Regardez ce lustre, panty renversé, avec ses pampilles à l’envers, n’est-il pas suggestif aussi ?

La nature printanière est regain de vie et de vitalité, elle invite à l’humeur primesautière, guillerette, à la prétentaine ou au guilledou.

Tout est vert et coloré, tout frétille au moindre souffle alizé.
Les idées vagabondent et s’en vont rêver dans le temps pour un sourire esquissé à la petite folie de naguère, aux parfums entêtants dont on raffolait aussi.

Le temps n’a pas d’âge pour celui qui va et vient en croyant qu’hier est aujourd’hui, pour celui qui sait faire de naguère un maintenant encore frémissant.

Le renouveau des fleurs est vivifiant, perpétue les renaissances, illumine les pupilles et allume les yeux de malice gourmande.

Une vague ondule l’herbe des champs, sa douceur s’insinue sous la chemise et caresse les joues. C’est le printemps nouveau qui vous invite à butiner la vie et toutes les envies.

A quel printemps en suis-je ?
J’éclabousse les visions d’un monde pour qu’elles aillent choir au fond d’une oreille, au coin d’un œil ou qu’elles se tapissent au cœur d’une âme. Une âme en liberté, délivrée de toutes les entraves, une âme qui pense puis disperse ses éclats de vie.

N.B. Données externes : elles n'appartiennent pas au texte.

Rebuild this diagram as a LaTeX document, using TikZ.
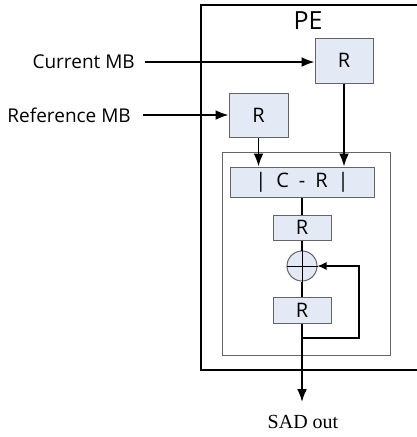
\documentclass[tikz,border=0pt]{standalone}
\usepackage{fontspec}
\setmainfont{Open Sans}
\newfontfamily\sadfont{Liberation Serif}
\usetikzlibrary{arrows.meta}
\definecolor{regfill}{RGB}{228,234,245}
\definecolor{regline}{RGB}{100,100,100}
\begin{document}
\begin{tikzpicture}[x=1pt,y=-1pt,>={Latex[length=13pt,width=10pt]},
  reg/.style={draw=regline,fill=regfill,line width=1pt,inner sep=0pt,
    font=\fontsize{20}{22}\selectfont},
  wire/.style={line width=1.8pt},
  lbl/.style={inner sep=0pt,font=\fontsize{19}{21}\selectfont}]
 \useasboundingbox (0,0) rectangle (417,437);
 % frames
 \draw[line width=2pt] (201,5) rectangle (430,370);
 \draw[regline,line width=0.8pt] (222,152) rectangle (390,355);
 \node[inner sep=0pt,font=\fontsize{25}{27}\selectfont] (pe) at (308,21) {PE};
 % registers
 \node[reg,minimum width=58pt,minimum height=45pt] (curR) at (344,60.5) {R};
 \node[reg,minimum width=59pt,minimum height=44pt] (refR) at (258.5,115) {R};
 \node[reg,minimum width=144pt,minimum height=30pt] (cr) at (302,182) {|\enspace C\enspace-\enspace R\enspace|};
 \node[reg,minimum width=58pt,minimum height=25pt] (rmid) at (302,227.5) {R};
 \node[draw=regline,fill=regfill,line width=1pt,circle,minimum size=30pt,inner sep=0pt] (add) at (302,266) {};
 \node[reg,minimum width=58pt,minimum height=26pt] (rbot) at (302,310) {R};
 \draw[line width=1pt] (add.north) -- (add.south) (add.west) -- (add.east);
 % inputs
 \node[lbl,anchor=east] (cur) at (135,62) {Current MB};
 \node[lbl,anchor=east] (ref) at (131,115) {Reference MB};
 \draw[wire,->] (cur.east) ++(10pt,0) coordinate (curS) -- (curS -| curR.west);
 \draw[wire,->] (ref.east) ++(12pt,0) coordinate (refS) -- (refS -| refR.west);
 \draw[wire,->] (curR.south) -- (curR.south |- cr.north);
 \draw[wire,->] (refR.south) -- (refR.south |- cr.north);
 \draw[wire] (cr.south) -- (rmid.north);
 \draw[wire] (rmid.south) -- (add.north);
 \draw[wire] (add.south) -- (rbot.north);
 % accumulate and output
 \coordinate (fb) at (359,338);
 \draw[line width=1.2pt,-{Latex[length=9pt,width=8pt]}] (rbot.south |- fb) -- (fb) |- (add.east);
 \node[inner sep=0pt,font=\sadfont\fontsize{20}{22}\selectfont] (sad) at (303,422) {SAD out};
 \draw[wire,->] (rbot.south) -- (302,402) coordinate (outS);
\end{tikzpicture}
\end{document}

Pourquoi se pincer, s’interdire, se priver de son meilleur penchant pour l’ici et maintenant ?
Je pense et je dis, ne vous inquiétez pas, je ne fais que passer.

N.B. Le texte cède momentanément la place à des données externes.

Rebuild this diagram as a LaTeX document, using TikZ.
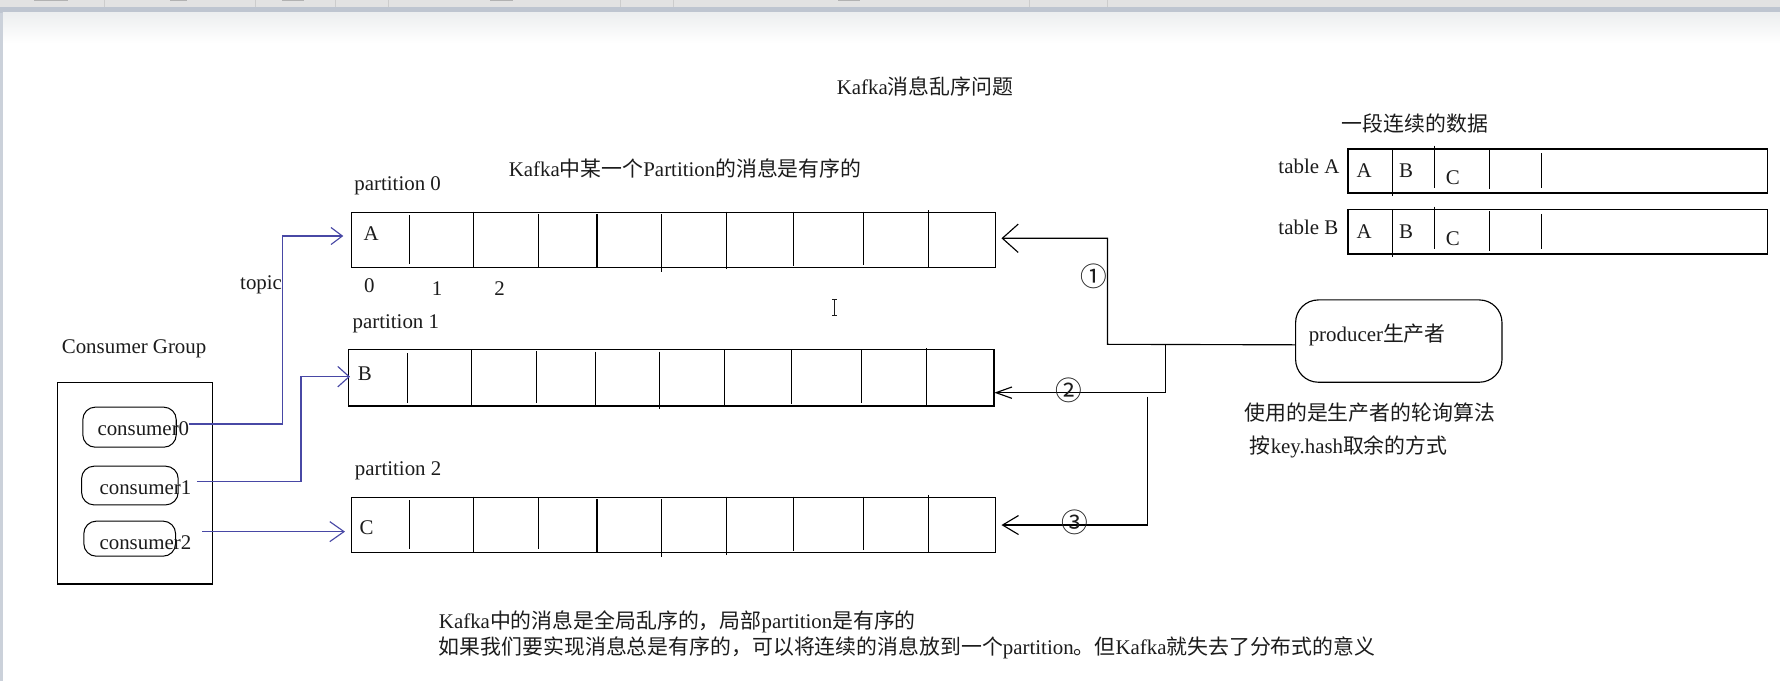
\documentclass[tikz,border=0pt]{standalone}
\usepackage{fontspec}
\setmainfont{Liberation Serif}
\newfontfamily\cjk{Noto Sans CJK SC}
\usetikzlibrary{arrows.meta}
\newcommand\zh[1]{{\cjk #1}}
\newcommand\fsz{\fontsize{18.4}{22}\selectfont}
\definecolor{ink}{RGB}{28,28,28}
\definecolor{blueln}{RGB}{72,72,165}
\definecolor{hdrgray}{RGB}{226,226,226}
\definecolor{hdrblue}{RGB}{190,197,208}
\definecolor{hdrfade}{RGB}{236,238,239}
\tikzset{
  txt/.style={font=\fsz, inner sep=0pt, text=ink},
  blk/.style={draw=black, line width=1pt},
  bl/.style={draw=blueln, line width=1pt},
  pbox/.style={draw=black, line width=1pt, inner sep=0pt, anchor=north west, minimum width=568pt, minimum height=49pt},
  cbox/.style={draw=black, line width=0.9pt, inner sep=0pt, anchor=north west, rounded corners=11pt},
  tbox/.style={draw=black, line width=1pt, inner sep=0pt, anchor=north west, minimum width=369.4pt, minimum height=38.8pt},
  circnum/.style={font=\cjk\fontsize{23.5}{26}\selectfont, inner sep=0pt, text=ink},
}
\begin{document}
\begin{tikzpicture}[x=1pt,y=-1pt]
\useasboundingbox (0,0) rectangle (1568,600);
\fill[white] (0,0) rectangle (1568,600);
% window header
\fill[hdrgray] (0,0) rectangle (1568,5.9);
\fill[hdrblue] (0,5.9) rectangle (1568,11.2);
\shade[top color=hdrfade, bottom color=white] (2.5,11.2) rectangle (1568,38);
\fill[hdrblue!80] (0,11.2) rectangle (2.5,600);
\foreach \x in {92,225,295,342,546,593,907,975} \draw[gray!40, line width=0.5pt] (\x,0) -- (\x,5.9);
\foreach \a/\b in {30/60,150/165,248/268,432/452,738/758} \fill[gray!60] (\a,0) rectangle (\b,1.2);

% titles
\node[txt, anchor=west] (title) at (737,76.4) {Kafka\zh{消息乱序问题}};
\node[txt, anchor=west] (sub) at (448,148.3) {Kafka\zh{中某一个}Partition\zh{的消息是有序的}};

% partitions
\node[txt, anchor=west] (pl0) at (312,163.9) {partition 0};
\node[pbox] (p0) at (308.8,186.5) {};
\foreach \x/\a/\b in {360.7/189.4/232.6, 416.9/186.5/235.5, 474.4/188.5/235.5, 525.9/188.5/235.5, 582.5/188.5/239.3, 639.9/186.5/237.3, 698.9/186.5/234, 760.7/186.5/233.5, 818.1/185/236.4}
  \draw[blk] (\x,\a) -- (\x,\b);
\node[txt] (a0) at (327,206) {A};
\node[txt] (i0) at (325.3,251.9) {0};
\node[txt] (i1) at (385,254) {1};
\node[txt] (i2) at (440,254) {2};

\node[txt, anchor=west] (pl1) at (310.4,285.4) {partition 1};
\node[pbox, minimum width=568.7pt, minimum height=49.4pt] (p1) at (306.4,307.7) {};
\foreach \x/\a/\b in {358.7/311.2/354.7, 415.4/307.7/357.1, 472.4/309.2/354.7, 524.7/309.7/357.1, 581/309.7/360.6, 638.3/307.7/358.8, 697.3/307.7/355.9, 758.6/307.7/354.7, 816.1/306.8/358.2}
  \draw[blk] (\x,\a) -- (\x,\b);
\node[txt] (b1) at (321.4,329.5) {B};

\node[txt, anchor=west] (pl2) at (312.4,414.6) {partition 2};
\node[pbox] (p2) at (308.8,437.5) {};
\foreach \x/\a/\b in {360.7/440.5/483.9, 416.9/437.5/486.6, 474.4/438.4/483.9, 525.9/439.6/486.6, 582.5/439.6/490.4, 639.9/437.5/488.9, 698.9/437.5/485.1, 760.7/437.5/484.2, 818.1/436/487.4}
  \draw[blk] (\x,\a) -- (\x,\b);
\node[txt] (c2) at (323,464.8) {C};

% text cursor
\draw[ink, line width=0.7pt] (735.1,264) -- (735.1,277.5);
\draw[ink, line width=0.7pt] (733,264) -- (737.2,264) (733,277.5) -- (737.2,277.5);

% consumer group
\node[txt, anchor=west] (grpl) at (54.3,306.9) {Consumer Group};
\node[draw=black, line width=1pt, inner sep=0pt, anchor=north west, minimum width=136pt, minimum height=177.7pt] (grp) at (50.5,336.2) {};
\node[cbox, minimum width=82.3pt, minimum height=35.3pt] (c0) at (72.5,358.2) {};
\node[cbox, minimum width=85.1pt, minimum height=34.1pt] (c1) at (71.4,410.2) {};
\node[cbox, minimum width=80.8pt, minimum height=30.9pt] (c2b) at (73.4,458.6) {};
\node[txt, anchor=west] (c0t) at (85.7,377.3) {consumer0};
\node[txt, anchor=west] (c1t) at (87.5,429.3) {consumer1};
\node[txt, anchor=west] (c2t) at (87.5,477.7) {consumer2};
\node[txt] (topic) at (230,251.1) {topic};

% consumer -> partition (blue)
\coordinate (u0) at (248.7,373.5);
\coordinate (v0) at (248.7,207.9);
\coordinate (tip0) at (302.4,207.9);
\draw[bl, -{Straight Barb[length=10pt,width=15pt]}] ([yshift=3.8pt]c0t.east) -- (u0) -- (v0) -- (tip0);
\coordinate (u1) at (265.2,424.3);
\coordinate (v1) at (265.2,331.8);
\coordinate (tip1) at (308.3,331.8);
\draw[bl, -{Straight Barb[length=10pt,width=18pt]}] ([xshift=4.8pt,yshift=5pt]c1t.east) -- (u1) -- (v1) -- (tip1);
\coordinate (tip2) at (303.9,468.3);
\draw[bl, -{Straight Barb[length=12.5pt,width=17.6pt]}] ([xshift=9.6pt,yshift=9.4pt]c2t.east) -- (tip2);

% producer
\node[draw=black, line width=1pt, inner sep=0pt, anchor=north west, minimum width=181.8pt, minimum height=72.5pt, rounded corners=20pt] (prod) at (1140.8,263.7) {};
\node[txt, anchor=west] (prodt) at (1152.7,295.1) {producer\zh{生产者}};
\node[txt, anchor=west] (alg1) at (1096,363.5) {\zh{使用的是生产者的轮询算法}};
\node[txt, anchor=west] (alg2) at (1100.8,394) {\zh{按}key.hash\zh{取余的方式}};

% producer -> partitions (black)
\coordinate (k1) at (975.6,303.3);
\coordinate (k1b) at (975.6,209.9);
\coordinate (tipk1) at (882.2,209.9);
\draw[blk, -{Straight Barb[length=14pt,width=25pt]}] ([yshift=-3.3pt]prod.west) -- (k1) -- (k1b) -- (tipk1);
\coordinate (k2) at (1026.9,303.3);
\coordinate (k2b) at (1026.9,345.9);
\coordinate (tipk2) at (875.9,345.9);
\draw[blk, -{Straight Barb[length=14pt,width=10pt]}] (k2) -- (k2b) -- (tipk2);
\coordinate (k3) at (1010.5,349.4);
\coordinate (k3b) at (1010.5,462.5);
\coordinate (tipk3) at (882.2,462.5);
\draw[blk, -{Straight Barb[length=14pt,width=16.7pt]}] (k3) -- (k3b) -- (tipk3);
\node[circnum] (n1) at (963.3,243.1) {①};
\node[circnum] (n2) at (941.3,344.2) {②};
\node[circnum] (n3) at (946.6,460.4) {③};

% tables
\node[txt, anchor=west] (seg) at (1181.9,108.6) {\zh{一段连续的数据}};
\node[txt, anchor=west] (tal) at (1126,146.8) {table A};
\node[tbox] (tA) at (1186.9,130.7) {};
\foreach \x/\a/\b in {1226.8/130.7/172.4, 1263.5/128.3/165.9, 1311.9/132.1/166.8, 1358.1/135.1/165.9}
  \draw[blk] (\x,\a) -- (\x,\b);
\node[txt] (tAa) at (1201.6,150.3) {A};
\node[txt] (tAb) at (1238.5,150.3) {B};
\node[txt] (tAc) at (1279.7,156.2) {C};
\node[txt, anchor=west] (tbl) at (1126,200.3) {table B};
\node[tbox] (tB) at (1186.9,184.4) {};
\foreach \x/\a/\b in {1226.8/184.4/226.1, 1263.5/182.1/219.6, 1311.9/185.9/220.8, 1358.1/188.5/219.6}
  \draw[blk] (\x,\a) -- (\x,\b);
\node[txt] (tBa) at (1201.6,204.1) {A};
\node[txt] (tBb) at (1238.5,204.1) {B};
\node[txt] (tBc) at (1279.7,209.9) {C};

% bottom notes
\node[txt, anchor=west] (note1) at (386.5,548.2) {Kafka\zh{中的消息是全局乱序的，局部}partition\zh{是有序的}};
\node[txt, anchor=west] (note2) at (386.5,571.1) {\zh{如果我们要实现消息总是有序的，可以将连续的消息放到一个}partition\zh{。但}Kafka\zh{就失去了分布式的意义}};
\end{tikzpicture}
\end{document}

Un vagabond de la vie, de la gamberge dans les idées, ne cherchant même plus à comprendre la grande énigme d’ici-bas.
Partir un jour, à quoi cela sert-il de s’en aller avec un point d’interrogation sous le bras ?

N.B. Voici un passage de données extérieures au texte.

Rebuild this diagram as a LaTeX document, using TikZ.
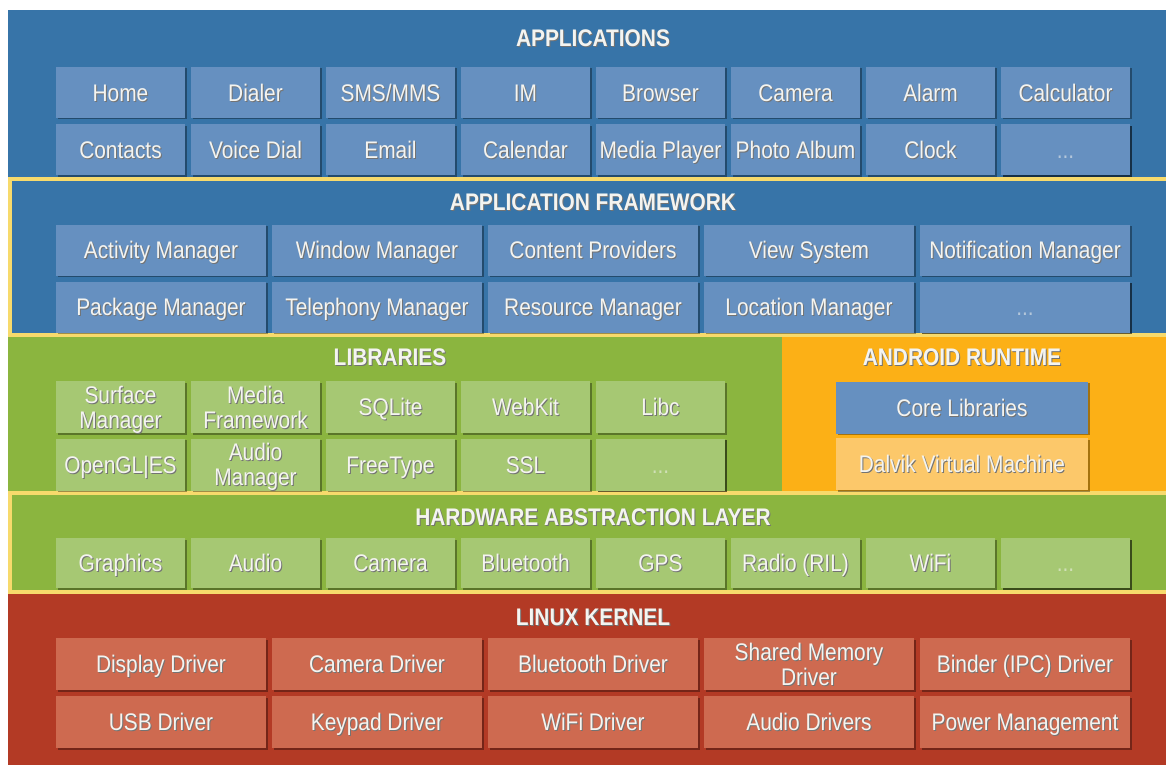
\documentclass[tikz,border=0pt]{standalone}
\usepackage{fontspec}
\setmainfont{Liberation Sans}[FakeStretch=0.87]
\usetikzlibrary{shadows}
\definecolor{layblue}{HTML}{3774A8}
\definecolor{boxblue}{HTML}{6690C0}
\definecolor{laygreen}{HTML}{8BB53F}
\definecolor{boxgreen}{HTML}{A6C873}
\definecolor{layorange}{HTML}{FCB016}
\definecolor{boxorange}{HTML}{FCC86A}
\definecolor{layred}{HTML}{B33A25}
\definecolor{boxred}{HTML}{CE6A50}
\definecolor{yelline}{HTML}{F7DA6C}
\definecolor{txt}{HTML}{F4F4F0}
\newcommand\shd[1]{\makebox[0pt][l]{\kern1pt\raisebox{-1pt}{\textcolor{black!55}{#1}}}#1}
\begin{document}
\begin{tikzpicture}[x=1pt,y=-1pt,
  box/.style={rectangle, inner sep=0pt, text=txt, align=center,
    font=\fontsize{24}{25}\selectfont, text height=17.2pt, text depth=0pt,
    drop shadow={shadow xshift=1.5pt, shadow yshift=-1.5pt, opacity=0.35, fill=black}},
  two/.style={text height=42.2pt, text depth=0pt},
  dotsbox/.style={box, text opacity=0.55},
  appbox/.style={box, fill=boxblue, minimum width=129pt, minimum height=51pt},
  fwbox/.style={box, fill=boxblue, minimum width=210pt, minimum height=51pt},
  libbox/.style={box, fill=boxgreen, minimum width=129pt, minimum height=52pt},
  halbox/.style={box, fill=boxgreen, minimum width=129pt, minimum height=50pt},
  kbox/.style={box, fill=boxred, minimum width=210pt, minimum height=52pt},
  rtbox/.style={box, minimum width=252pt, minimum height=52pt},
  title/.style={text=txt, inner sep=0pt, font=\bfseries\fontsize{24}{26}\selectfont,
    text height=17.2pt, text depth=0pt}]
\useasboundingbox (0,0) rectangle (1166,765);
% layer backgrounds
\fill[layblue] (8,10) rectangle (1166,179);
\fill[layblue] (8,179) rectangle (1166,335);
\fill[laygreen] (8,335) rectangle (782,493);
\fill[layorange] (782,335) rectangle (1166,493);
\fill[laygreen] (8,493) rectangle (1166,592);
\fill[layred] (8,592) rectangle (1166,765);
\draw[yelline, line width=4pt] (10,179) rectangle (1175,335);
\draw[yelline, line width=4pt] (10,493) rectangle (1175,592);
% titles
\node[title] (tapp) at (593,38) {\shd{APPLICATIONS}};
\node[title] (tfw) at (593,202) {\shd{APPLICATION FRAMEWORK}};
\node[title] (tlib) at (390,357) {\shd{LIBRARIES}};
\node[title] (trt) at (962,357) {\shd{ANDROID RUNTIME}};
\node[title] (thal) at (593,517) {\shd{HARDWARE ABSTRACTION LAYER}};
\node[title] (tk) at (593,617) {\shd{LINUX KERNEL}};
% applications
\foreach \t [count=\i from 0] in {Home,Dialer,SMS/MMS,IM,Browser,Camera,Alarm,Calculator}
  \node[appbox] (app1-\i) at ({120.5+135*\i},92.5) {\shd{\t}};
\foreach \t [count=\i from 0] in {Contacts,Voice Dial,Email,Calendar,Media Player,Photo Album,Clock}
  \node[appbox] (app2-\i) at ({120.5+135*\i},149.5) {\shd{\t}};
\node[appbox, dotsbox] (app2-7) at ({120.5+135*7},149.5) {...};
% framework
\foreach \t [count=\i from 0] in {Activity Manager,Window Manager,Content Providers,View System,Notification Manager}
  \node[fwbox] (fw1-\i) at ({161+216*\i},250) {\shd{\t}};
\foreach \t [count=\i from 0] in {Package Manager,Telephony Manager,Resource Manager,Location Manager}
  \node[fwbox] (fw2-\i) at ({161+216*\i},307) {\shd{\t}};
\node[fwbox, dotsbox] (fw2-4) at ({161+216*4},307) {...};
% libraries
\node[libbox, two] (lib1-0) at (120.5,407) {\shd{Surface}\\\shd{Manager}};
\node[libbox, two] (lib1-1) at (255.5,407) {\shd{Media}\\\shd{Framework}};
\foreach \t [count=\i from 2] in {SQLite,WebKit,Libc}
  \node[libbox] (lib1-\i) at ({120.5+135*\i},407) {\shd{\t}};
\node[libbox] (lib2-0) at (120.5,464.5) {\shd{OpenGL|ES}};
\node[libbox, two] (lib2-1) at (255.5,464.5) {\shd{Audio}\\\shd{Manager}};
\foreach \t [count=\i from 2] in {FreeType,SSL}
  \node[libbox] (lib2-\i) at ({120.5+135*\i},464.5) {\shd{\t}};
\node[libbox, dotsbox] (lib2-4) at ({120.5+135*4},464.5) {...};
% android runtime
\node[rtbox, fill=boxblue] (core) at (962,407.5) {\shd{Core Libraries}};
\node[rtbox, fill=boxorange] (dalvik) at (962,464) {\shd{Dalvik Virtual Machine}};
% HAL
\foreach \t [count=\i from 0] in {Graphics,Audio,Camera,Bluetooth,GPS,Radio (RIL),WiFi}
  \node[halbox] (hal-\i) at ({120.5+135*\i},563) {\shd{\t}};
\node[halbox, dotsbox] (hal-7) at ({120.5+135*7},563) {...};
% kernel
\foreach \t [count=\i from 0] in {Display Driver,Camera Driver,Bluetooth Driver}
  \node[kbox] (k1-\i) at ({161+216*\i},664) {\shd{\t}};
\node[kbox, two] (k1-3) at (809,664) {\shd{Shared Memory}\\\shd{Driver}};
\node[kbox] (k1-4) at (1025,664) {\shd{Binder (IPC) Driver}};
\foreach \t [count=\i from 0] in {USB Driver,Keypad Driver,WiFi Driver,Audio Drivers,Power Management}
  \node[kbox] (k2-\i) at ({161+216*\i},722) {\shd{\t}};
\end{tikzpicture}
\end{document}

Je n’étais qu’un acteur abandonné sur terre, j’ai joué ma comédie… L’ai-je bien jouée ?
Ce n’est pas mon affaire… qui vivra ne saura pas !

Me chaut= du verbe chaloir qui signifier donner de l’importance.

7 Comments

  1. C’est vrai que c’est en vieillissant que l’on s’aperçoit qu’on est passé à côté d’un tas de merveilles sans s’en rendre compte. Heureusement qu’il reste quelques années où, moins pressés par la vie, on a tout le loisir de s’émerveiller.
    La série de photos est superbe, Simonu.

  2. Les photos par leur poésie sont en harmonie parfaite avec le Verbe de ce billet, ode au respire, à l’instant éternité : « Le temps n’a pas d’âge pour celui qui va et vient en croyant qu’hier est aujourd’hui, pour celui qui sait faire de naguère un maintenant encore frémissant. »
    Que l’inspiration soit muse, elle ne pouvait être autre que fille de Zeus.
    Chaloir tout ce qui bruisse, parfume, effleure, colore ; l’attention toute pénétrée du pouvoir mêlé d’Artémis et Appolon, devenir plume, pétale, brindille ou papillon, quitter l’humaine condition pour taquiner les cieux de l’esprit et de l’âme, vibrant d’amour pour si vaste création.